A confissão de Valadão
Desde que a televisão existe que se levantam vozes contra a presença de diversas formas de violência na TV pela nocividade social que dela decorre, pois a TV é inevitavelmente uma indutora de modelos de comportamento (como a publicidade na TV reconhece e confirma). Mas não se trata apenas do modelo directo: trata-se também da criação de ambientes, de «naturalidades» artificiais em que formas por vezes sofisticadas de violência são dominantes e implicitamente propostas. Há muitos anos, estava a guerra colonial em África e Ramiro Valadão na presidência da RTP, houve um movimento de opinião que apelou para o fim de filmes violentos na televisão portuguesa. Mas Valadão recusou o apelo com um argumento significativo: a erradicação da violência na TV podia enfraquecer o ânimo castrense dos jovens portugueses que estariam em vésperas de serem chamados para «defenderem o Ultramar». Era o reconhecimento expresso e claro de que a violência na TV é um factor de preparação para a guerra.

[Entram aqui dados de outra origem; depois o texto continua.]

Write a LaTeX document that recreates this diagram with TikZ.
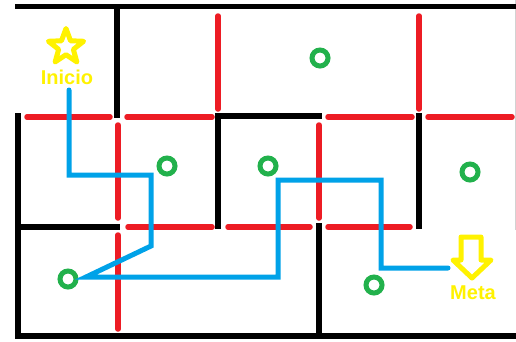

Pois bem: agora que as formas de violência na TV abandonaram a exclusividade dos modelos primários então usados e se alargaram para outras formas e registos; agora que todos os canais abertos privilegiam nos muitos filmes que transmitem os que têm abundantes e diversificados recheios de violências de variado tipo; julgo entender que esta TV que me encheu os olhos numa tarde de domingo mas que de facto se estende a outros horários e a outros dias de semana é, muito verdadeiramente, uma televisão de guerra. Ao abrigo do pretexto de que se trata de ficção, tende a habituar o telespectador desarmado de prevenções à ideia de que o susto, o medo, o horror, a profusão de criaturas mais ou menos monstruosas, as grandes superlutas com hiperarmas, tudo isso e mais alguma coisa, fazem parte de um mundo «natural» e inevitável que pode estar aí a chegar se é que não chegou já, parcialmente, a alguns lugares. Que o percurso do planeta e as gentes que o habitam é mesmo esse e não qualquer outro, pelo que há que aceitá-lo. E não se objecte que outros países transmitem os mesmos filmes. Porque é natural: o fornecedor é o mesmo.
A confissão de Valadão
Desde que a televisão existe que se levantam vozes contra a presença de diversas formas de violência na TV pela nocividade social que dela decorre, pois a TV é inevitavelmente uma indutora de modelos de comportamento (como a publicidade na TV reconhece e confirma). Mas não se trata apenas do modelo directo: trata-se também da criação de ambientes, de «naturalidades» artificiais em que formas por vezes sofisticadas de violência são dominantes e implicitamente propostas. Há muitos anos, estava a guerra colonial em África e Ramiro Valadão na presidência da RTP, houve um movimento de opinião que apelou para o fim de filmes violentos na televisão portuguesa. Mas Valadão recusou o apelo com um argumento significativo: a erradicação da violência na TV podia enfraquecer o ânimo castrense dos jovens portugueses que estariam em vésperas de serem chamados para «defenderem o Ultramar». Era o reconhecimento expresso e claro de que a violência na TV é um factor de preparação para a guerra. Pois bem: agora que as formas de violência na TV abandonaram a exclusividade dos modelos primários então usados e se alargaram para outras formas e registos; agora que todos os canais abertos privilegiam nos muitos filmes que transmitem os que têm abundantes e diversificados recheios de violências de variado tipo; julgo entender que esta TV que me encheu os olhos numa tarde de domingo mas que de facto se estende a outros horários e a outros dias de semana é, muito verdadeiramente, uma televisão de guerra. Ao abrigo do pretexto de que se trata de ficção, tende a habituar o telespectador desarmado de prevenções à ideia de que o susto, o medo, o horror, a profusão de criaturas mais ou menos monstruosas, as grandes superlutas com hiperarmas, tudo isso e mais alguma coisa, fazem parte de um mundo «natural» e inevitável que pode estar aí a chegar se é que não chegou já, parcialmente, a alguns lugares. Que o percurso do planeta e as gentes que o habitam é mesmo esse e não qualquer outro, pelo que há que aceitá-lo. E não se objecte que outros países transmitem os mesmos filmes. Porque é natural: o fornecedor é o mesmo.